Eine andere Seite der Gefährdung der Jugend ist das Wohnungselend in diesem Gebiet. Elendsbaracken sind es, die in Kaiserslautern zwischen der Hauptverkehrsstraße nach Mainz und der Fabrikanlage der Zschocke-Werke stehen. 2000 Menschen vegetieren dort unter unwürdigsten Verhältnissen. Zumeist sind es kinderreiche Familien. In Zweizimmerwohnungen müssen durchschnittlich sieben Personen zusammensein; in vielen Wohnungen müssen daher erwachsene Geschwister beiderlei Geschlechts in einem Zimmer wohnen. Angesichts dieser der Zivilisation Hohn sprechenden Zustände wurden in dem gleichen Gebiet modern eingerichtete Besatzungswohnungen gebaut; in dem gleichen Gebiet werden auch immer neue Kriegsflugplätze, Kasernen und Flugzeuge gebaut.
Es ist also Geld dafür vorhanden.
Wollen Sie der sittlichen Gefährdung unserer Jugend unter diesen Umständen wirklich entgegentreten,
dann genügt nicht die Einrichtung von Tagesstätten, von Asylen, dann genügen nicht die Maßnahmen, die Ihnen der Herr Innenminister Lehr genannt hat, sondern dann müssen Sie eine einzige Forderung stellen: Schluß mit der Kriegsvorbereitung, Abzug der Besatzungstruppen!

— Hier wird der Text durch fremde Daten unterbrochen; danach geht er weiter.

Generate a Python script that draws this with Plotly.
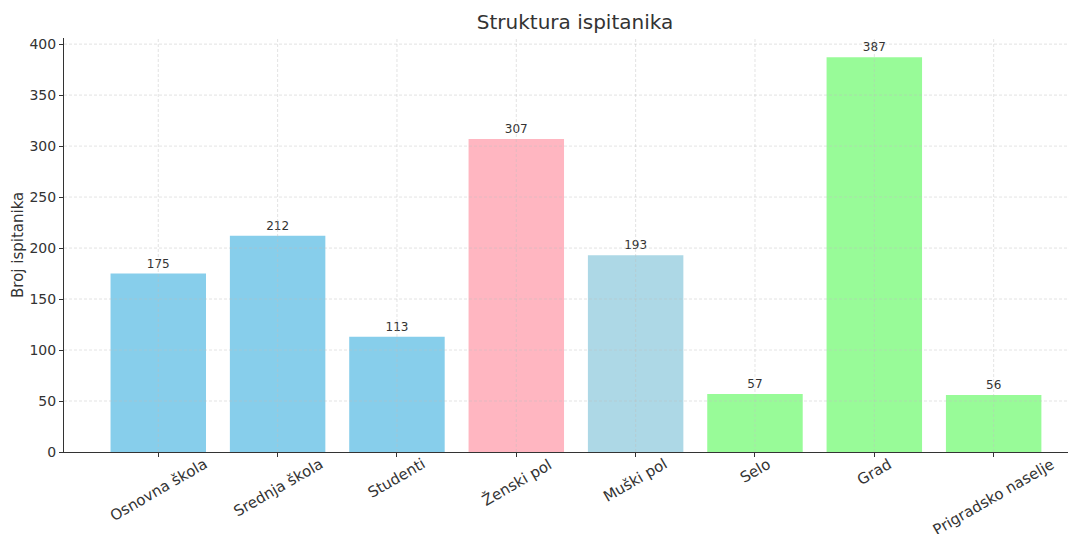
import plotly.graph_objects as go

categories = ["Osnovna škola", "Srednja škola", "Studenti", "Ženski pol",
              "Muški pol", "Selo", "Grad", "Prigradsko naselje"]
values = [175, 212, 113, 307, 193, 57, 387, 56]
colors = ["#87CEEB", "#87CEEB", "#87CEEB", "#FFB6C1",
          "#ADD8E6", "#98FB98", "#98FB98", "#98FB98"]
y_ticks = [0, 50, 100, 150, 200, 250, 300, 350, 400]

# page body has an 8px margin; compensate so the plot lands where the reference has it
OFF = 8
W, H = 1076 - OFF, 534 - OFF
L, R, T, B = 64 - OFF, 0, 38 - OFF, 82
PW, PH = W - L - R, H - T - B
txt = "#333333"
grid = dict(color="rgba(190,190,190,0.55)", width=0.8, dash="3px,2px")

fig = go.Figure()
fig.add_trace(go.Bar(
    x=list(range(len(categories))), y=values,
    marker=dict(color=colors, line=dict(width=0)),
    width=0.8,
    text=[str(v) for v in values],
    textposition="outside",
    textfont=dict(family="DejaVu Sans", size=12, color=txt),
    cliponaxis=False,
))

shapes = []
for i in range(len(categories)):
    shapes.append(dict(type="line", xref="x", yref="paper", x0=i, x1=i, y0=0, y1=1,
                       line=grid, layer="above"))
for t in y_ticks[1:]:
    shapes.append(dict(type="line", xref="paper", yref="y", x0=0, x1=1, y0=t, y1=t,
                       line=grid, layer="above"))

annotations = []
for i, c in enumerate(categories):
    annotations.append(dict(text=c, x=i, xref="x", y=0, yref="paper",
                            xanchor="center", yanchor="top", textangle=-30,
                            showarrow=False, font=dict(size=15, color=txt)))
annotations.append(dict(text="Broj ispitanika", x=(18 - OFF - L) / PW, xref="paper",
                        y=0.5, yref="paper", xanchor="center", yanchor="middle",
                        textangle=-90, showarrow=False, font=dict(size=15, color=txt)))

fig.update_layout(
    width=W, height=H,
    margin=dict(l=L, r=R, t=T, b=B, autoexpand=False),
    paper_bgcolor="white", plot_bgcolor="white",
    font=dict(family="DejaVu Sans", color=txt),
    title=dict(text="Struktura ispitanika", x=(575 - OFF) / W, xanchor="center", xref="container",
               y=1 - (22 - OFF) / H, yanchor="middle", yref="container",
               font=dict(size=20, color=txt)),
    showlegend=False,
    shapes=shapes,
    annotations=annotations,
    xaxis=dict(
        tickmode="array", tickvals=list(range(len(categories))),
        showticklabels=False, automargin=False,
        range=[-0.79, 7.69],
        showgrid=False, zeroline=False,
        showline=True, linecolor=txt, linewidth=1,
        ticks="outside", ticklen=4, tickcolor=txt,
    ),
    yaxis=dict(
        range=[0, 406], tickmode="array", tickvals=y_ticks, automargin=False,
        showgrid=False, zeroline=False,
        showline=True, linecolor=txt, linewidth=1,
        ticks="outside", ticklen=4, tickcolor=txt,
        tickfont=dict(size=14, color=txt),
    ),
)

fig.write_html("out.html")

Der Abzug der Besatzungstruppen ist möglich, wenn Sie sich zum Zwecke einer friedlichen Verständigung zusammensetzen mit den Vertretern der Volkskammer der Deutschen Demokratischen Republik,
damit wir einen Friedensvertrag bekommen. Dann können wir der Lösung auch der Probleme der deutschen Jugend nähertreten.